While they rejected those advances, not one of them rejected me as a friend.

During the early to mid 70's, gay support groups began to develop on college campuses. I hung around one outside once, but I never went in. My eventual first physical relationship was with a male I had known for 12 months and for whom I was an "experiment" gone awry. Meaning: being gay wasn't for him.

At age 30, I was up late with an older woman I worked for who was attempting to seduce me. Getting tired of the charade, she finally blurted out:

'You're another faggot, aren't you?!'  And I said, "I guess so."

I eventually lost 60 pounds, got fit, cut my long, 60's-style hair, and decided to look for men whom I knew were already gay. Duh, lightbulb moment! My first gay night out started at bars in the Los Angeles area: The Rawhide, Woody's Hyperion, The Apache, and The Eagle. When I walked into The Rawhide, I knew that I was finally where I belonged. Actual tears of joy!

Next was coming out to my three sisters and parents. I made an appointment at my father's office to have "the conversation." He started by saying, 'Your older sister married that horse's ass we told her not to marry. And now they're divorced, and she's living with a man who is ten years younger than her!'

I only wanted to tell him that I'm gay, but he launched-forth again, saying:
 'And your younger sister is dating a damn Mexican!' As he looked appalled.
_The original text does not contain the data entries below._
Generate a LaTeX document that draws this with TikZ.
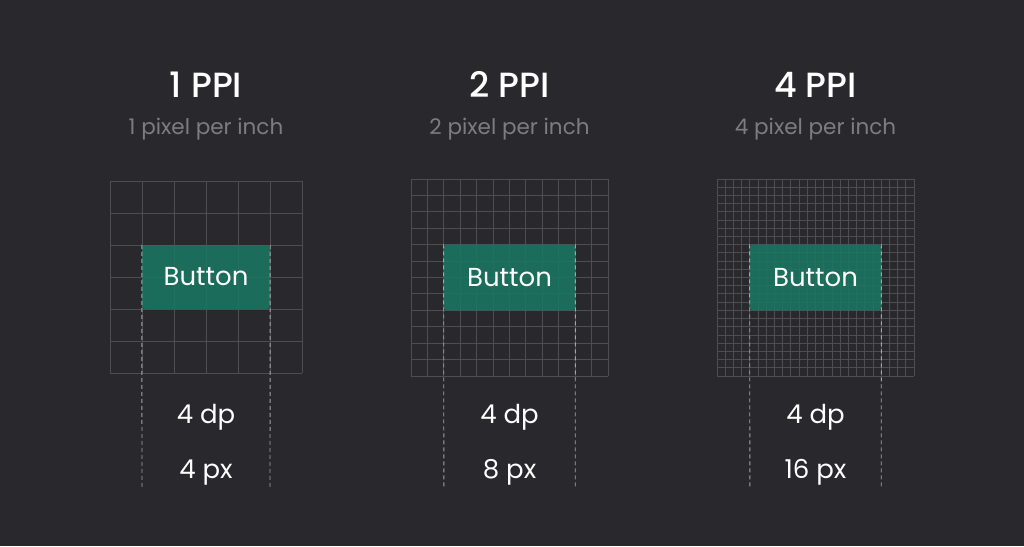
\documentclass[tikz,border=0pt]{standalone}
\usepackage{fontspec}
\setmainfont{Poppins}
\newfontfamily\titlefont{Poppins Medium}
\usetikzlibrary{positioning}

\definecolor{bgdark}{RGB}{41,40,45}
\definecolor{gridgray}{RGB}{78,77,83}
\definecolor{btnteal}{RGB}{26,120,100}
\definecolor{subgray}{RGB}{125,124,129}
\definecolor{dashgray}{RGB}{165,165,168}

\tikzset{
	gridline/.style={draw=gridgray, line width=0.9pt},
	btnbox/.style={fill=btnteal, fill opacity=0.85, text opacity=1, rounded corners=3pt,
		inner sep=0pt, text=white, font=\fontsize{26}{30}\selectfont},
	ppititle/.style={anchor=base, text=white, font=\titlefont\fontsize{35}{40}\selectfont},
	ppisub/.style={anchor=base, text=subgray, font=\fontsize{21.5}{26}\selectfont},
	sizelabel/.style={anchor=base, text=white, font=\fontsize{26}{30}\selectfont},
	guide/.style={draw=dashgray, line width=0.9pt, dash pattern=on 4pt off 3pt}
}

\begin{document}
\begin{tikzpicture}[x=1pt, y=-1pt]
	\fill[bgdark] (0,0) rectangle (1024,546);
	\useasboundingbox (0,0) rectangle (1024,546);
	\foreach \k/\ox/\oy/\u/\n/\px in {1/110/181/32/1/4, 2/411/179/32.84/2/8, 3/717/179/32.84/4/16} {
		\pgfmathtruncatemacro\N{6*\n}
		% grid
		\foreach \i in {0,...,\N} {
			\draw[gridline] (\ox+\i*\u/\n,\oy) -- (\ox+\i*\u/\n,\oy+6*\u);
			\draw[gridline] (\ox,\oy+\i*\u/\n) -- (\ox+6*\u,\oy+\i*\u/\n);
		}
		% button
		\node[btnbox, minimum width=4*\u, minimum height=2*\u] (btn\k) at (\ox+3*\u,\oy+3*\u) {Button};
		% texts
		\node[ppititle] (title\k) at (\ox+3*\u,97) {\n\ PPI};
		\node[ppisub] (sub\k) at (\ox+3*\u,134) {\n\ pixel per inch};
		\node[sizelabel] (dp\k) at (\ox+3*\u,423) {4 dp};
		\node[sizelabel] (px\k) at (\ox+3*\u,478) {\px\ px};
		% guides
		\coordinate (dl\k) at (\ox+\u,488);
		\coordinate (dr\k) at (\ox+5*\u,488);
		\draw[guide] (btn\k.north west) -- (dl\k);
		\draw[guide] (btn\k.north east) -- (dr\k);
	}
\end{tikzpicture}
\end{document}
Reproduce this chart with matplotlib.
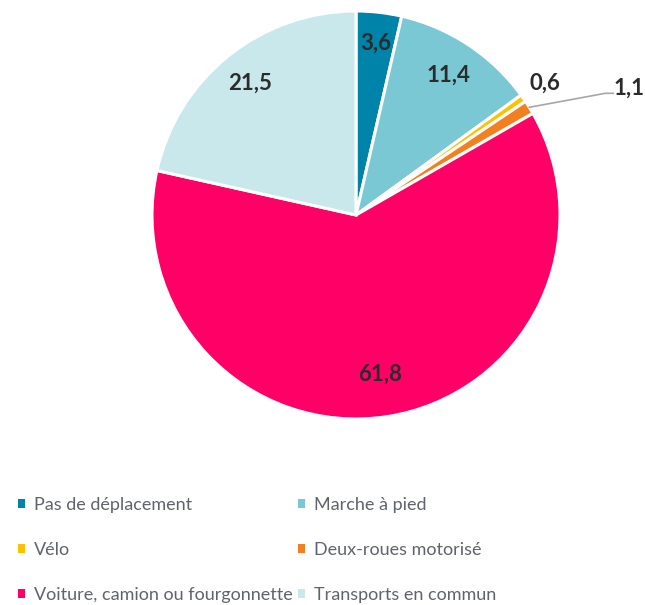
import matplotlib.pyplot as plt
import numpy as np
from matplotlib.patches import Patch

plt.rcParams['font.family'] = ['Lato', 'DejaVu Sans']

modes = ['Pas de déplacement', 'Marche à pied', 'Vélo', 'Deux-roues motorisé',
         'Voiture, camion ou fourgonnette', 'Transports en commun']
shares = [3.6, 11.4, 0.6, 1.1, 61.8, 21.5]
colors = ['#0083A9', '#7AC8D3', '#FFC000', '#F28021', '#FF0066', '#C8E8EC']

fig = plt.figure(figsize=(6.45, 6.05), dpi=100)
ax = fig.add_axes([0, 0, 1, 1])

cx, cy, R = 356, 390, 204
wedges, _ = ax.pie(shares, colors=colors, startangle=90, counterclock=False,
                   center=(cx, cy), radius=R, frame=True,
                   wedgeprops=dict(edgecolor='white', linewidth=2.2))
ax.set_xlim(0, 645)
ax.set_ylim(0, 605)
ax.set_aspect('equal')
ax.axis('off')

# label positions from wedge mid-angles (measured clockwise from the top)
cum = np.cumsum([0] + shares)
mids = np.radians((cum[:-1] + np.array(shares) / 2) / 100 * 360)
label_r = [0.85, 0.82, 1.13, None, 0.79, 0.83]

for i, v in enumerate(shares):
    txt = f'{v:.1f}'.replace('.', ',')
    a = mids[i]
    if label_r[i] is None:
        # leader line for the small orange slice
        ex, ey = cx + R * np.sin(a), cy + R * np.cos(a)
        kx, ky = ex + 76, ey + 14
        ax.plot([ex, kx, kx + 8], [ey, ky, ky], color='#A6A6A6', lw=1.2)
        ax.text(kx + 8, ky + 5, txt, ha='left', va='center',
                fontsize=16, fontweight='bold', color='#2B2B2B')
        continue
    r = label_r[i] * R
    ax.text(cx + r * np.sin(a), cy + r * np.cos(a), txt, ha='center', va='center',
            fontsize=16, fontweight='bold', color='#2B2B2B')

handles = [Patch(facecolor=c, edgecolor='none') for c in colors]
order = [0, 2, 4, 1, 3, 5]
fig.legend([handles[i] for i in order], [modes[i] for i in order],
           ncol=2, loc='upper left', bbox_to_anchor=(0.028, 0.179),
           frameon=False, fontsize=13, labelcolor='#60636E',
           borderaxespad=0, borderpad=0,
           handlelength=0.38, handleheight=0.38, handletextpad=0.5,
           columnspacing=0.3, labelspacing=1.62)

fig.savefig('out.png', dpi=100)
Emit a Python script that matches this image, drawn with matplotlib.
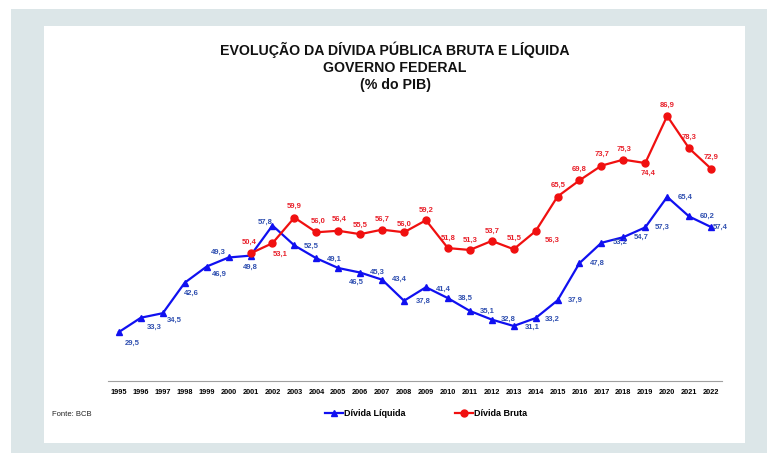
import matplotlib
matplotlib.use("Agg")
import matplotlib.pyplot as plt
from matplotlib.patches import Rectangle
from matplotlib.lines import Line2D

plt.rcParams['font.family'] = ['Liberation Sans', 'DejaVu Sans']

years = list(range(1995, 2023))
liquida = [29.5, 33.3, 34.5, 42.6, 46.9, 49.3, 49.8, 57.8, 52.5, 49.1, 46.5, 45.3, 43.4, 37.8,
           41.4, 38.5, 35.1, 32.8, 31.1, 33.2, 37.9, 47.8, 53.2, 54.7, 57.3, 65.4, 60.2, 57.4]
bruta_years = list(range(2001, 2023))
bruta = [50.4, 53.1, 59.9, 56.0, 56.4, 55.5, 56.7, 56.0, 59.2, 51.8, 51.3, 53.7, 51.5, 56.3,
         65.5, 69.8, 73.7, 75.3, 74.4, 86.9, 78.3, 72.9]

title = "EVOLUÇÃO DA DÍVIDA PÚBLICA BRUTA E LÍQUIDA\nGOVERNO FEDERAL\n(% do PIB)"
source = "Fonte: BCB"
label_liq = "Dívida Líquida"
label_bru = "Dívida Bruta"

# label offsets in pixels (dx, dy) - style only
liq_off = [(13, -11), (13, -10), (11, -7), (7, -11), (13, -8), (-10, 5), (0, -12), (-7, 3),
           (17, -1), (18, -1), (18, -14), (17, 0), (17, 0), (19, -1), (17, -2), (17, 0),
           (17, 0), (17, 0), (19, -1), (17, -1), (18, 0), (18, 0), (19, 0), (18, 0), (17, 0),
           (18, 0), (18, 0), (9, 0)]
bru_off = [(-1, 11), (8, -11), (0, 11), (2, 11), (1, 11), (0, 9), (0, 10), (0, 8), (0, 10),
           (0, 10), (0, 10), (0, 10), (0, 11), (17, -9), (1, 11), (0, 11), (1, 11), (1, 10),
           (3, -10), (0, 11), (0, 11), (0, 11)]

W, H = 767, 453
fig = plt.figure(figsize=(W / 100, H / 100), dpi=100)
fig.patch.set_facecolor('white')

bg = '#dce6e8'
fig.patches.append(Rectangle((11 / W, 0), 1 - 11 / W, 1 - 9 / H, transform=fig.transFigure,
                             facecolor=bg, edgecolor='none', zorder=-10))
fig.patches.append(Rectangle((44 / W, 1 - 443 / H), (745 - 44) / W, (443 - 26) / H,
                             transform=fig.transFigure, facecolor='white', edgecolor='none', zorder=-9))

ax = fig.add_axes([108 / W, 1 - 381 / H, 614 / W, (381 - 95) / H])
ax.set_facecolor('none')

blue = '#1010f0'
red = '#f01010'
blue_txt = '#2f4fb0'
red_txt = '#e8202a'

ax.plot(years, liquida, color=blue, lw=1.6, marker='^', markersize=5, zorder=3)
ax.plot(bruta_years, bruta, color=red, lw=1.6, marker='o', markersize=5, zorder=3)

for x, y, (dx, dy) in zip(years, liquida, liq_off):
    ax.annotate(f"{y:.1f}".replace('.', ','), (x, y), xytext=(dx, dy), textcoords='offset pixels',
                ha='center', va='center', fontsize=5.5, fontweight='bold', color=blue_txt, zorder=4)
for x, y, (dx, dy) in zip(bruta_years, bruta, bru_off):
    ax.annotate(f"{y:.1f}".replace('.', ','), (x, y), xytext=(dx, dy), textcoords='offset pixels',
                ha='center', va='center', fontsize=5.5, fontweight='bold', color=red_txt, zorder=4)

ax.set_xlim(1994.5, 2022.5)
ax.set_ylim(16.48, 92.48)
ax.set_xticks(years)
ax.set_xticklabels([str(y) for y in years], fontsize=5.3, fontweight='bold')
ax.tick_params(axis='x', length=0, pad=6)
ax.set_yticks([])
for s in ['top', 'right', 'left']:
    ax.spines[s].set_visible(False)
ax.spines['bottom'].set_color('#a0a0a0')
ax.spines['bottom'].set_linewidth(0.8)

fig.text(395 / W, 1 - 41 / H, title, ha='center', va='top', fontsize=10.2, fontweight='bold',
         linespacing=1.3, color='#111111')
fig.text(52 / W, 1 - 414 / H, source, ha='left', va='center', fontsize=5.5, color='#222222')

h1 = Line2D([], [], color=blue, lw=1.6, marker='^', markersize=5)
h2 = Line2D([], [], color=red, lw=1.6, marker='o', markersize=5)
fig.legend([h1, h2], [label_liq, label_bru], loc='center', bbox_to_anchor=(426 / W, 1 - 414 / H),
           ncol=2, frameon=False, prop={'size': 6.5, 'weight': 'bold'}, handlelength=2.0,
           handletextpad=0.1, columnspacing=5.5)

fig.savefig('out.png', dpi=100)
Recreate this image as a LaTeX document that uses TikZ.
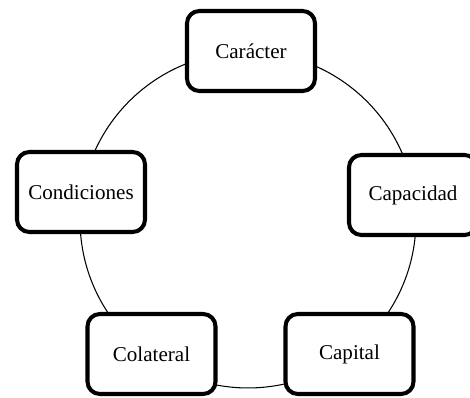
\documentclass[tikz,border=0pt]{standalone}
\usepackage{fontspec}
\setmainfont{Liberation Serif}
\begin{document}
\begin{tikzpicture}[x=0.02cm,y=-0.02cm,
  caja/.style={draw,fill=white,line width=2.3pt,rounded corners=7pt,
    minimum width=2.56cm,minimum height=1.6cm,font=\fontsize{12}{14}\selectfont}]
\useasboundingbox (0,0) rectangle (470,398);

% Circle
\node[draw,circle,line width=0.6pt,minimum size=6.72cm,inner sep=0pt] (ciclo) at (248,220) {};

% Boxes
\node[caja] (car) at (251,51) {Carácter};
\node[caja] (capa) at (413,195) {Capacidad};
\node[caja] (capi) at (349.5,354) {Capital};
\node[caja] (cola) at (151.5,354) {Colateral};
\node[caja] (cond) at (81,192) {Condiciones};
\end{tikzpicture}
\end{document}
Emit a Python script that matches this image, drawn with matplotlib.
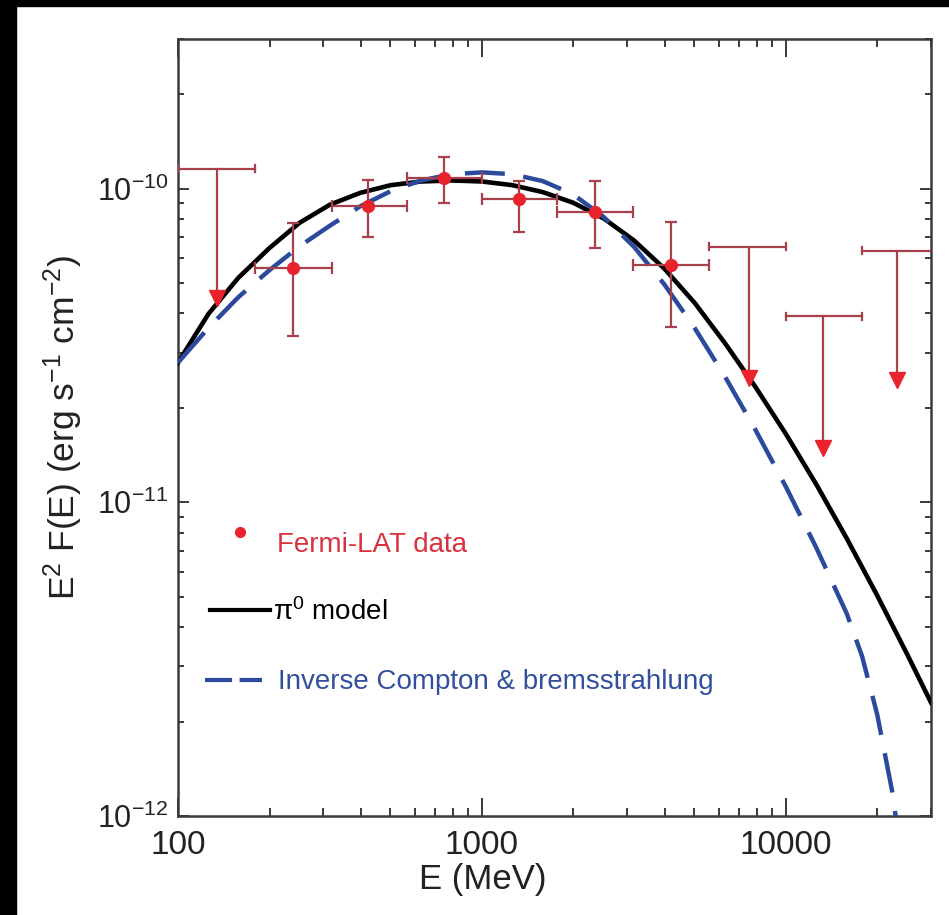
import numpy as np
import matplotlib
matplotlib.use("Agg")
import matplotlib.pyplot as plt
from matplotlib.patches import Rectangle
from matplotlib.ticker import LogLocator, FixedLocator, FixedFormatter, NullFormatter

plt.rcParams['font.family'] = ['Liberation Sans', 'DejaVu Sans']
plt.rcParams['mathtext.fontset'] = 'custom'
plt.rcParams['mathtext.rm'] = 'Liberation Sans'
plt.rcParams['mathtext.it'] = 'Liberation Sans'
plt.rcParams['mathtext.default'] = 'regular'

# Fermi-LAT flux points (MeV, erg s^-1 cm^-2)
e_pts = [239, 423, 752, 1324, 2355, 4188]
e_lo = [179, 321, 568, 1000, 1766, 3133]
e_hi = [321, 568, 1000, 1766, 3133, 5585]
f_pts = [5.57e-11, 8.83e-11, 1.078e-10, 9.29e-11, 8.45e-11, 5.71e-11]
f_lo = [3.40e-11, 7.00e-11, 8.98e-11, 7.30e-11, 6.47e-11, 3.61e-11]
f_hi = [7.75e-11, 1.068e-10, 1.258e-10, 1.06e-10, 1.055e-10, 7.85e-11]

# upper limits: bin centre, bin edges, limit value, arrow head position
ul_e = [134, 7568, 13270, 23120]
ul_lo = [100, 5585, 9980, 17740]
ul_hi = [179, 9980, 17740, 31600]
ul_f = [1.159e-10, 6.54e-11, 3.92e-11, 6.35e-11]
ul_head = [4.47e-11, 2.50e-11, 1.49e-11, 2.45e-11]

# pi0 decay model
pi0_e = [100, 126, 158, 200, 251, 316, 398, 501, 631, 794, 1000, 1259, 1585,
         1995, 2512, 3162, 3981, 5012, 6310, 7943, 10000, 12589, 15849, 19953,
         25119, 30000]
pi0_f = [2.79e-11, 3.99e-11, 5.20e-11, 6.47e-11, 7.78e-11, 8.89e-11, 9.70e-11,
         1.026e-10, 1.054e-10, 1.062e-10, 1.054e-10, 1.026e-10, 9.75e-11,
         9.02e-11, 8.04e-11, 6.84e-11, 5.56e-11, 4.32e-11, 3.21e-11, 2.33e-11,
         1.65e-11, 1.14e-11, 7.67e-12, 5.05e-12, 3.26e-12, 2.30e-12]

# inverse Compton + bremsstrahlung model
ic_e = [100, 126, 158, 200, 251, 316, 398, 501, 631, 794, 1000, 1259, 1585,
        1995, 2512, 3162, 3981, 5012, 6310, 7943, 10000, 12589, 15849, 17783,
        19953, 22387, 23988]
ic_f = [2.79e-11, 3.60e-11, 4.51e-11, 5.50e-11, 6.55e-11, 7.62e-11, 8.79e-11,
        9.82e-11, 1.062e-10, 1.112e-10, 1.127e-10, 1.112e-10, 1.057e-10,
        9.59e-11, 8.13e-11, 6.53e-11, 4.95e-11, 3.59e-11, 2.51e-11, 1.70e-11,
        1.12e-11, 7.16e-12, 4.42e-12, 3.24e-12, 2.11e-12, 1.19e-12, 7.33e-13]

x_ticks = [100, 1000, 10000]
x_ticklabels = ['100', '1000', '10000']
y_ticks = [1e-12, 1e-11, 1e-10]
y_ticklabels = [r'$10^{-12}$', r'$10^{-11}$', r'$10^{-10}$']

red = '#e8232e'
bar_red = '#a8404c'
blue = '#2c4a9c'

fig = plt.figure(figsize=(9.49, 9.15), dpi=100)
ax = fig.add_axes([178 / 949, 99 / 915, 753 / 949, 777 / 915])

# black frame strips along the left and top edges
fig.patches.append(Rectangle((0, 0), 16 / 949, 1, transform=fig.transFigure,
                             color='black', zorder=-1))
fig.patches.append(Rectangle((0, 1 - 6 / 915), 1, 6 / 915, transform=fig.transFigure,
                             color='black', zorder=-1))

ax.set_xscale('log')
ax.set_yscale('log')
ax.set_xlim(100, 3e4)
ax.set_ylim(1e-12, 3e-10)

ax.plot(pi0_e, pi0_f, color='black', lw=3.3, zorder=3, solid_joinstyle='round')
ax.plot(ic_e, ic_f, color=blue, lw=3.2, dashes=(9.0, 4.2), zorder=3)

# detections with error bars
e_pts_a = np.array(e_pts)
f_pts_a = np.array(f_pts)
xerr = [e_pts_a - np.array(e_lo), np.array(e_hi) - e_pts_a]
yerr = [f_pts_a - np.array(f_lo), np.array(f_hi) - f_pts_a]
ax.errorbar(e_pts, f_pts, xerr=xerr, yerr=yerr, fmt='none', ecolor=bar_red,
            elinewidth=1.6, capsize=4, capthick=1.6, zorder=4)
ax.plot(e_pts, f_pts, 'o', color=red, ms=8.5, zorder=5)

# upper limits
for e, lo, hi, f, h in zip(ul_e, ul_lo, ul_hi, ul_f, ul_head):
    ax.plot([lo, hi], [f, f], color=bar_red, lw=1.6, zorder=4)
    ax.plot([lo, lo], [f / 1.025, f * 1.025], color=bar_red, lw=1.6, zorder=4)
    ax.plot([hi, hi], [f / 1.025, f * 1.025], color=bar_red, lw=1.6, zorder=4)
    ax.plot([e, e], [f, h], color=bar_red, lw=1.6, zorder=4)
    ax.plot([e], [h], 'v', color=red, ms=11, zorder=5)

# axes styling
for sp in ax.spines.values():
    sp.set_linewidth(1.8)
    sp.set_color('#3a3a3a')

ax.xaxis.set_major_locator(FixedLocator(x_ticks))
ax.xaxis.set_major_formatter(FixedFormatter(x_ticklabels))
ax.xaxis.set_minor_locator(LogLocator(base=10, subs=np.arange(2, 10)))
ax.xaxis.set_minor_formatter(NullFormatter())
ax.yaxis.set_major_locator(FixedLocator(y_ticks))
ax.yaxis.set_major_formatter(FixedFormatter(y_ticklabels))
ax.yaxis.set_minor_locator(LogLocator(base=10, subs=np.arange(2, 10)))
ax.yaxis.set_minor_formatter(NullFormatter())

ax.tick_params(which='both', direction='in', top=True, right=True,
               color='#3a3a3a', width=1.4, labelcolor='#222222')
ax.tick_params(axis='x', which='major', length=13, pad=10, labelsize=24)
ax.tick_params(axis='x', which='minor', length=6)
ax.tick_params(axis='y', which='major', length=8, pad=7, labelsize=22)
ax.tick_params(axis='y', which='minor', length=4.5)

ax.set_xlabel('E (MeV)', fontsize=25, color='#222222')
ax.xaxis.set_label_coords(0.405, -0.060)
ax.set_ylabel(r'E$^2$ F(E) (erg s$^{-1}$ cm$^{-2}$)', fontsize=25.5, color='#222222')
ax.yaxis.set_label_coords(-0.123, 0.50)

# legend drawn by hand
ax.plot([0.0826], [0.3655], 'o', color=red, ms=7, transform=ax.transAxes, clip_on=False)
ax.text(0.132, 0.349, 'Fermi-LAT data', color='#d8323f', fontsize=20,
        va='center', ha='left', transform=ax.transAxes)
ax.plot([0.043, 0.1225], [0.265, 0.265], color='black', lw=3.0, transform=ax.transAxes)
ax.text(0.126, 0.262, r'$\pi^0$ model', color='black', fontsize=20,
        va='center', ha='left', transform=ax.transAxes)
ax.plot([0.036, 0.112], [0.175, 0.175], color=blue, lw=3.0, dashes=(6.5, 1.8),
        transform=ax.transAxes)
ax.text(0.133, 0.172, 'Inverse Compton & bremsstrahlung', color='#33509e', fontsize=20,
        va='center', ha='left', transform=ax.transAxes)

fig.savefig('out.png', dpi=100, facecolor='white')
He then asked me, 'So, Doug, what did you want to talk about?'
I wanted to say, "Dad, you ain't heard nothin' yet!" but I didn't.


I waited a week to tell him. I think he already knew but didn't want to face the inevitable. He asked me, 'Is this something you want to do or something you feel compelled to do?'  I just said, "Both." His face filled with disappointment and resignation, and he asked: 'Is there anything I can do to help?'

Both my parents were accepting of me, but just barely.

I spent 20 years of my life rejecting my true self -- what a waste. If I had it to do all over again, I would have started in high school to develop positive, physical relationships with male friends, instead of avoiding my true feelings.

Of course, that's much easier today than it was in the mid-60's.
My advice is for the LGBTQ youth of today is trite, but true: be your true self.